# Start of GIVEN ENTRIES

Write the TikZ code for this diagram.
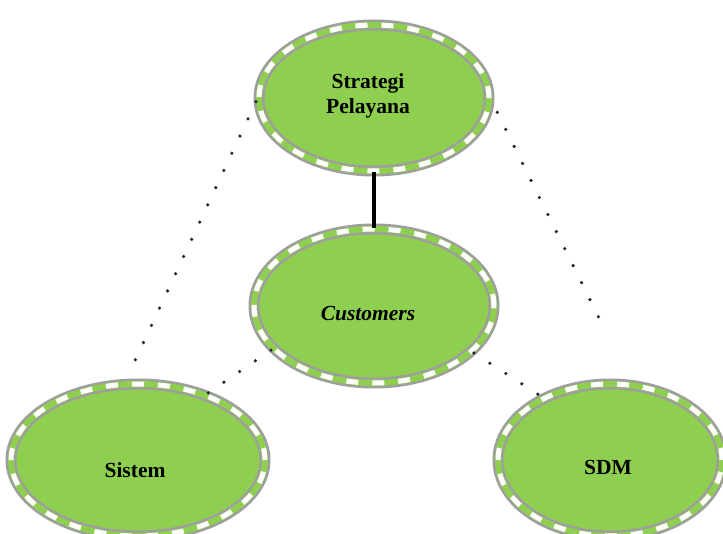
\documentclass[tikz,border=0pt]{standalone}
\usepackage{fontspec}
\setmainfont{Liberation Serif}
\usetikzlibrary{shapes.geometric}
\definecolor{ovgreen}{HTML}{8FCF4F}
\definecolor{ovgray}{HTML}{9E9E9E}
\tikzset{
  oval/.style={ellipse, inner sep=0pt, fill=ovgreen, draw=ovgray, line width=2.5pt,
    double=ovgreen, double distance=6pt,
    postaction={draw=white, line width=5pt, double=none, dash pattern=on 12pt off 14pt}},
  lbl/.style={font=\bfseries\fontsize{21.5}{25}\selectfont, align=center, text=black},
  dotline/.style={line width=3.6pt, dash pattern=on 0pt off 19pt, line cap=round, black!85},
  solidline/.style={line width=4pt, black}
}
\begin{document}
\begin{tikzpicture}[x=1pt,y=-1pt]
\useasboundingbox[fill=white] (0,0) rectangle (723,534);
\node[oval, minimum width=230pt, minimum height=146pt] (strat) at (374,98) {};
\node[oval, minimum width=240pt, minimum height=154pt] (cust) at (374,306) {};
\node[oval, minimum width=254pt, minimum height=152pt] (sis) at (138,460) {};
\node[oval, minimum width=224pt, minimum height=152pt] (sdm) at (610,460) {};
\draw[solidline] (strat.south) -- (cust.north);
\draw[dotline, shorten <=4pt, shorten >=18pt] (strat.west) -- (sis.100);
\draw[dotline, shorten <=16pt, shorten >=68pt] (strat.east) -- (sdm.74);
\draw[dotline, shorten <=2pt] (cust.203) -- (sis.44);
\draw[dotline, shorten <=2pt] (cust.335) -- (sdm.137);
\node[lbl] (tstrat) at (368,96) {Strategi\\Pelayana};
\node[lbl] (tcust) at (368,314) {\itshape Customers};
\node[lbl] (tsis) at (135,470) {Sistem};
\node[lbl] (tsdm) at (608,467) {SDM};
\end{tikzpicture}
\end{document}
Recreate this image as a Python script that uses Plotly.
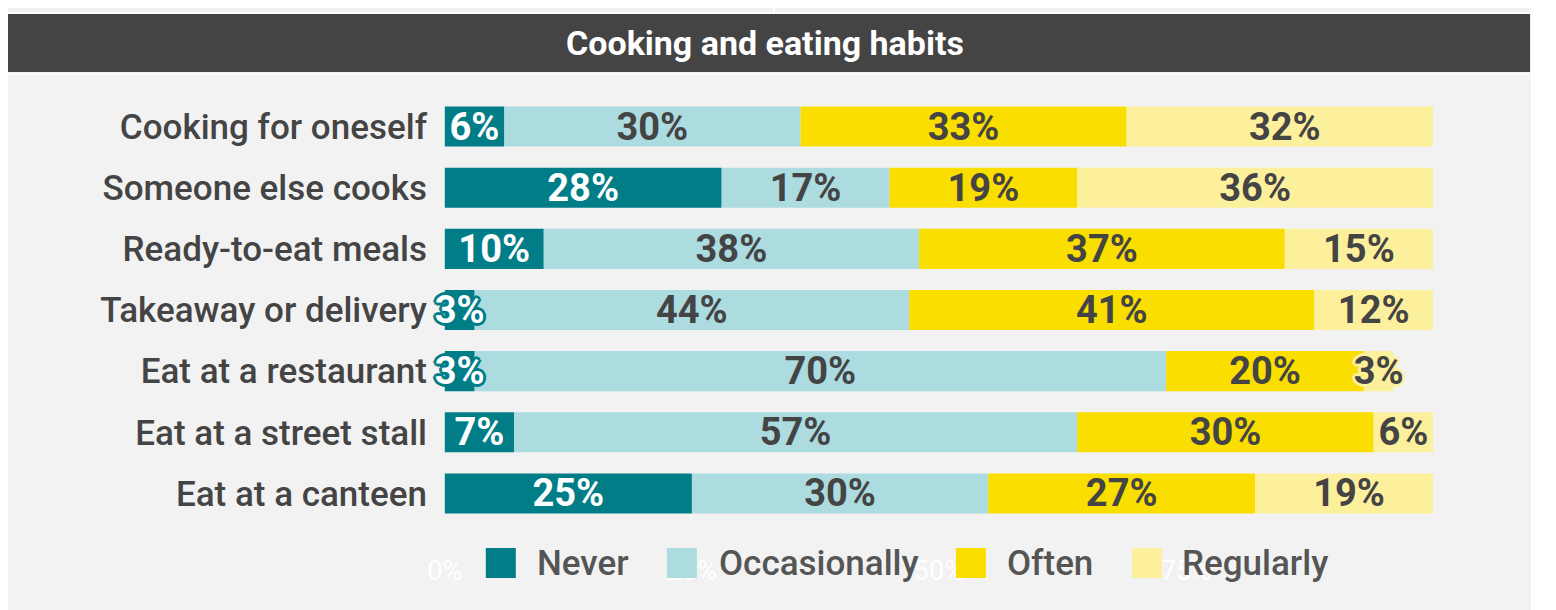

# End of GIVEN ENTRIES

(EXERCISE PROMPT)
Every record is to be reproduced exactly, with no pictures included.

(COMPLETE ANSWER)
Write the TikZ code for this diagram.
\documentclass[tikz,border=0pt]{standalone}
\usepackage{fontspec}
\setmainfont{Liberation Serif}
\usetikzlibrary{shapes.geometric}
\definecolor{ovgreen}{HTML}{8FCF4F}
\definecolor{ovgray}{HTML}{9E9E9E}
\tikzset{
  oval/.style={ellipse, inner sep=0pt, fill=ovgreen, draw=ovgray, line width=2.5pt,
    double=ovgreen, double distance=6pt,
    postaction={draw=white, line width=5pt, double=none, dash pattern=on 12pt off 14pt}},
  lbl/.style={font=\bfseries\fontsize{21.5}{25}\selectfont, align=center, text=black},
  dotline/.style={line width=3.6pt, dash pattern=on 0pt off 19pt, line cap=round, black!85},
  solidline/.style={line width=4pt, black}
}
\begin{document}
\begin{tikzpicture}[x=1pt,y=-1pt]
\useasboundingbox[fill=white] (0,0) rectangle (723,534);
\node[oval, minimum width=230pt, minimum height=146pt] (strat) at (374,98) {};
\node[oval, minimum width=240pt, minimum height=154pt] (cust) at (374,306) {};
\node[oval, minimum width=254pt, minimum height=152pt] (sis) at (138,460) {};
\node[oval, minimum width=224pt, minimum height=152pt] (sdm) at (610,460) {};
\draw[solidline] (strat.south) -- (cust.north);
\draw[dotline, shorten <=4pt, shorten >=18pt] (strat.west) -- (sis.100);
\draw[dotline, shorten <=16pt, shorten >=68pt] (strat.east) -- (sdm.74);
\draw[dotline, shorten <=2pt] (cust.203) -- (sis.44);
\draw[dotline, shorten <=2pt] (cust.335) -- (sdm.137);
\node[lbl] (tstrat) at (368,96) {Strategi\\Pelayana};
\node[lbl] (tcust) at (368,314) {\itshape Customers};
\node[lbl] (tsis) at (135,470) {Sistem};
\node[lbl] (tsdm) at (608,467) {SDM};
\end{tikzpicture}
\end{document}
Recreate this image as a Python script that uses Plotly.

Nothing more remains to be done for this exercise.